Страница 17 из 18
При Уварове российские историки становились все более профессиональными. Они чувствовали обязанность писать и преподавать российскую историю во всемирном сравнительном контексте, который выталкивал уникальные и странные события, как призвание Рюрика, на периферию исследования. Такой взгляд не помешал их историям превратиться в имперский нарратив, повествующий о том, как постепенно и неуклонно росла мощь российской державы. Но сначала им приходилось иметь дело с Рюриком, история призвания которого открывала их учебники. Основатель российской истории как академической науки Сергей Соловьев замкнул этот круг, соединив Рюрика с Петром I. Без видимых оснований историк заставил Рюрика высадиться со своей ладьи именно на том месте, где позже был построен Санкт-Петербург: «Положение при начале великого водного пути, соединяющего и теперь Европу с Азией, условило важное значение Петербурга как столицы: здесь в IX веке началась первая половина русской истории, здесь в XVIII — началась вторая ее половина» (1988:1/60).
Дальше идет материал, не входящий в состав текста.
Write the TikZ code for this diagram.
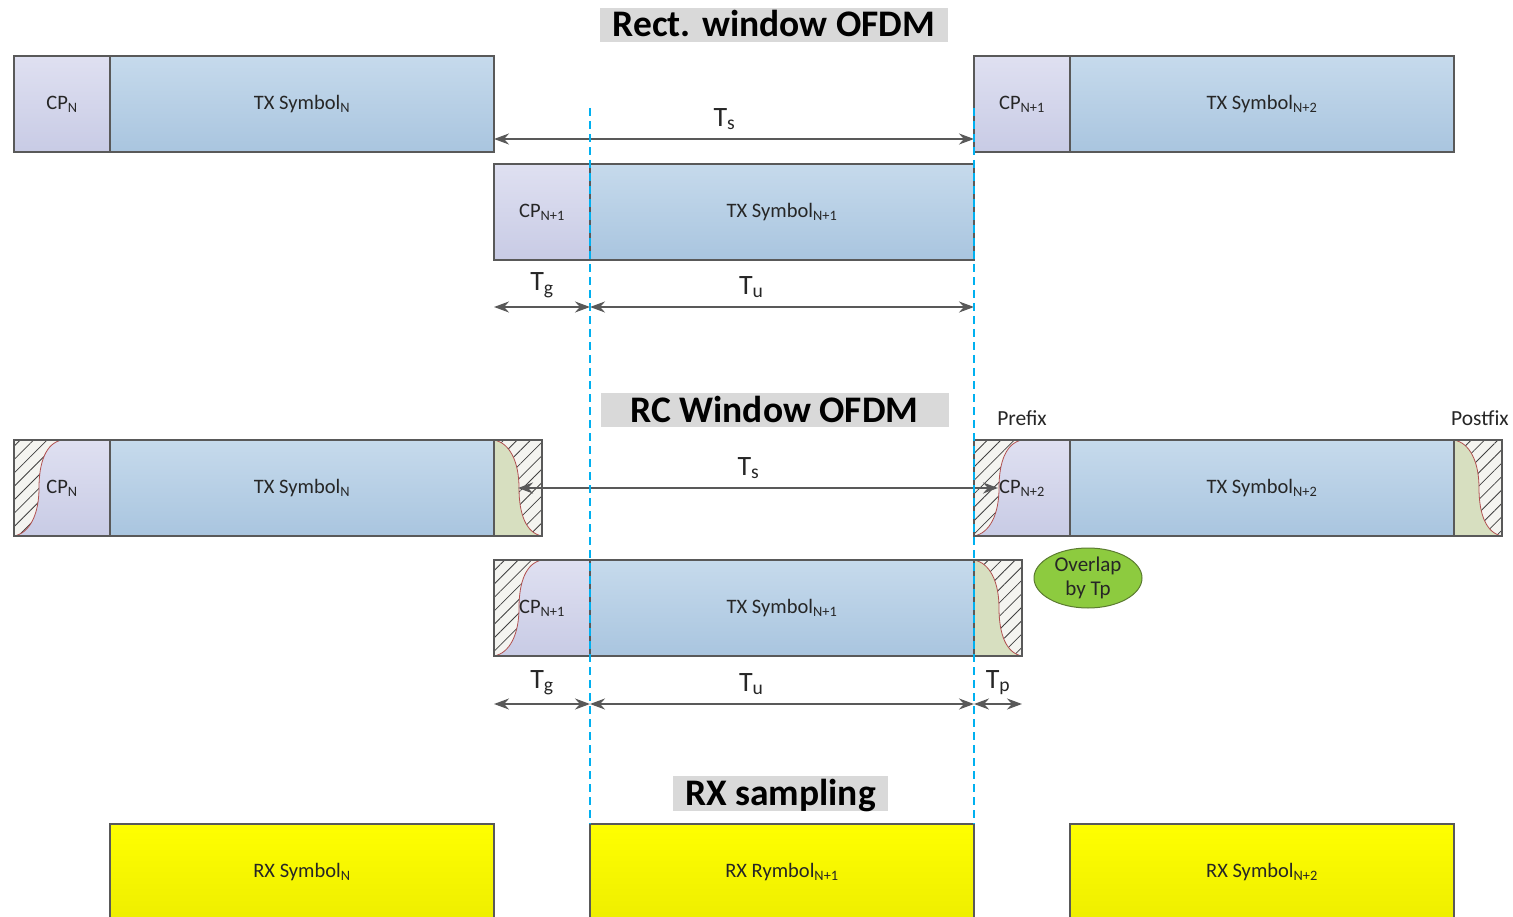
\documentclass[tikz,border=0pt]{standalone}
\usepackage{fontspec}
\setmainfont{Carlito}
\usepackage{tikz}
\usetikzlibrary{positioning,arrows.meta,patterns.meta,shapes.geometric}

\definecolor{edgegray}{HTML}{595959}
\definecolor{textgray}{HTML}{262626}
\definecolor{cptop}{HTML}{DFE0F1}
\definecolor{cpbot}{HTML}{C8CBE5}
\definecolor{symtop}{HTML}{C6DAEC}
\definecolor{symbot}{HTML}{A9C5DF}
\definecolor{postfill}{HTML}{D7DFC0}
\definecolor{hatchbg}{HTML}{F4F4F0}
\definecolor{hatchline}{HTML}{404040}
\definecolor{rampred}{HTML}{B05050}
\definecolor{cutcyan}{HTML}{00B0F0}
\definecolor{headgray}{HTML}{D9D9D9}
\definecolor{overlapgreen}{HTML}{8DCB3F}
\definecolor{overlapedge}{HTML}{5A7A30}
\definecolor{rxtop}{HTML}{FFFF00}
\definecolor{rxbot}{HTML}{EEEE00}

\newcommand*\symht{96pt}
\newcommand*\cpwd {96pt}
\newcommand*\symwd{384pt}
\newcommand*\tpwd {48pt}

\tikzset{
    box/.style     = {draw=edgegray, line width=1.5pt, minimum height=\symht,
                      inner sep=0pt, outer sep=0pt, text=textgray,
                      font=\fontsize{20.5}{23}\selectfont},
    cpbox/.style   = {box, minimum width=\cpwd, top color=cptop, bottom color=cpbot},
    symbox/.style  = {box, minimum width=\symwd, top color=symtop, bottom color=symbot},
    postbox/.style = {box, minimum width=\tpwd, fill=postfill},
    rxbox/.style   = {box, minimum width=\symwd, top color=rxtop, bottom color=rxbot},
    hatch/.style   = {preaction={fill=hatchbg},
                      pattern={Lines[angle=45,distance=9.5pt,line width=0.8pt]},
                      pattern color=hatchline},
    ramp/.style    = {draw=rampred, line width=0.8pt},
    % raised-cosine ramp on the left of a CP box
    rampin/.style  = {path picture={
        \coordinate (rampTop) at ([xshift=48pt]path picture bounding box.north west);
        \coordinate (rampMid) at ([xshift=25pt]path picture bounding box.west);
        \coordinate (rampEnd) at (path picture bounding box.south west);
        \path[hatch] (path picture bounding box.north west) -- (rampTop)
            .. controls +(-16pt,-3pt) and +(0pt,26pt) .. (rampMid)
            .. controls +(0pt,-26pt) and +(16pt,3pt) .. (rampEnd) -- cycle;
        \draw[ramp] (rampTop)
            .. controls +(-16pt,-3pt) and +(0pt,26pt) .. (rampMid)
            .. controls +(0pt,-26pt) and +(16pt,3pt) .. (rampEnd);
    }},
    % falling ramp filling a postfix box
    rampout/.style = {path picture={
        \coordinate (rampTop) at (path picture bounding box.north west);
        \coordinate (rampMid) at ([xshift=1pt]path picture bounding box.center);
        \coordinate (rampEnd) at (path picture bounding box.south east);
        \path[hatch] (path picture bounding box.north east) -- (rampTop)
            .. controls +(16pt,-3pt) and +(0pt,26pt) .. (rampMid)
            .. controls +(0pt,-26pt) and +(-16pt,3pt) .. (rampEnd) -- cycle;
        \draw[ramp] (rampTop)
            .. controls +(16pt,-3pt) and +(0pt,26pt) .. (rampMid)
            .. controls +(0pt,-26pt) and +(-16pt,3pt) .. (rampEnd);
    }},
    headline/.style = {fill=headgray, minimum width=348pt, minimum height=34pt,
                       inner sep=0pt, text height=24pt, text depth=0pt,
                       font=\fontsize{37.5}{40}\selectfont\bfseries},
    dimarrow/.style = {{Stealth[length=15pt,width=11pt]}-{Stealth[length=15pt,width=11pt]},
                       draw=edgegray, line width=1.8pt},
    dimlabel/.style = {font=\fontsize{28}{30}\selectfont, text=textgray, inner sep=1pt},
    cutline/.style  = {draw=cutcyan, line width=1.3pt, dash pattern=on 8pt off 5pt},
    tag/.style      = {font=\fontsize{21.5}{23}\selectfont, text=textgray, inner sep=2pt},
    overlap/.style  = {ellipse, fill=overlapgreen, draw=overlapedge, line width=1pt,
                       minimum width=108pt, minimum height=60pt, inner sep=0pt,
                       align=center, text=textgray, font=\fontsize{21}{24}\selectfont},
  }

\begin{document}
\begin{tikzpicture}[x=1pt, y=-1pt]
  \useasboundingbox (0,0) rectangle (1513,917);
  \clip (0,0) rectangle (1513,917);

  % Rectangular window: symbol N and N+2 on top, N+1 below
  \node[headline] (headRect) at (774,25) {Rect. window OFDM};
  \node[cpbox, anchor=north west] (cpA) at (14,56) {CP\textsubscript{N}};
  \node[symbox, right=0pt of cpA] (symA) {TX Symbol\textsubscript{N}};
  \node[cpbox, anchor=north west] (cpC) at (974,56) {CP\textsubscript{N+1}};
  \node[symbox, right=0pt of cpC] (symC) {TX Symbol\textsubscript{N+2}};
  \node[cpbox, anchor=north west] (cpB) at (494,164) {CP\textsubscript{N+1}};
  \node[symbox, right=0pt of cpB] (symB) {TX Symbol\textsubscript{N+1}};

  \draw[dimarrow] ([yshift=-35pt]symA.east) --
      node[dimlabel, above=7pt, pos=0.48] (tsA) {T\textsubscript{s}} ([yshift=-35pt]cpC.west);
  \draw[dimarrow] ([yshift=-47pt]cpB.south west) --
      node[dimlabel, above=7pt] (tgA) {T\textsubscript{g}} ([yshift=-47pt]cpB.south east);
  \draw[dimarrow] ([yshift=-47pt]symB.south west) --
      node[dimlabel, above=7pt, pos=0.42] (tuA) {T\textsubscript{u}} ([yshift=-47pt]symB.south east);

  % Raised-cosine window: ramps overlap by Tp
  \node[headline] (headRC) at (774.5,410) {RC Window OFDM};
  \node[cpbox, rampin, anchor=north west] (cpD) at (14,440) {CP\textsubscript{N}};
  \node[symbox, right=0pt of cpD] (symD) {TX Symbol\textsubscript{N}};
  \node[postbox, rampout, right=0pt of symD] (postD) {};
  \node[cpbox, rampin, anchor=north west] (cpF) at (974,440) {CP\textsubscript{N+2}};
  \node[symbox, right=0pt of cpF] (symF) {TX Symbol\textsubscript{N+2}};
  \node[postbox, rampout, right=0pt of symF] (postF) {};
  \node[cpbox, rampin, anchor=north west] (cpE) at (494,560) {CP\textsubscript{N+1}};
  \node[symbox, right=0pt of cpE] (symE) {TX Symbol\textsubscript{N+1}};
  \node[postbox, rampout, right=0pt of symE] (postE) {};

  \node[tag, above=12pt of cpF.north] (prefixTag) {Prefix};
  \node[tag, above=12pt of postF.north, xshift=2pt] (postfixTag) {Postfix};
  \node[overlap] (overlapTp) at (1088,578) {Overlap\\by Tp};

  \draw[dimarrow] (postD.center) --
      node[dimlabel, above=7pt, pos=0.48] (tsB) {T\textsubscript{s}} ([xshift=24pt]cpF.west);
  \draw[dimarrow] ([yshift=-48pt]cpE.south west) --
      node[dimlabel, above=7pt] (tgB) {T\textsubscript{g}} ([yshift=-48pt]cpE.south east);
  \draw[dimarrow] ([yshift=-48pt]symE.south west) --
      node[dimlabel, above=7pt, pos=0.42] (tuB) {T\textsubscript{u}} ([yshift=-48pt]symE.south east);
  \draw[dimarrow] ([yshift=-48pt]postE.south west) --
      node[dimlabel, above=7pt] (tpB) {T\textsubscript{p}} ([yshift=-48pt]postE.south east);

  % Receiver FFT windows
  \node[headline, minimum width=215pt, minimum height=35pt] (headRX) at (780.5,793.5) {RX sampling};
  \node[rxbox, anchor=north west] (rxA) at (110,824) {RX Symbol\textsubscript{N}};
  \node[rxbox, anchor=north west] (rxB) at (590,824) {RX Rymbol\textsubscript{N+1}};
  \node[rxbox, anchor=north west] (rxC) at (1070,824) {RX Symbol\textsubscript{N+2}};

  % Symbol N+1 boundaries carried down to the receiver
  \draw[cutline] ([yshift=56pt]symB.north west) -- (rxB.north west);
  \draw[cutline] ([yshift=56pt]symB.north east) -- (rxB.north east);
\end{tikzpicture}
\end{document}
Зато великий ученик Соловьева Василий Ключевский пересказывал историю варягов с откровенным раздражением:
Что это такое, как не стереотипная формула идеи правомерной власти, возникающей из договора, — теории очень старой, но постоянно обновляющейся… Сказание о призвании князей, как оно изложено в «Повести», совсем не народное предание… это — схематическая притча о происхождении государства, приспособленная к пониманию детей школьного возраста (1956: 1/144).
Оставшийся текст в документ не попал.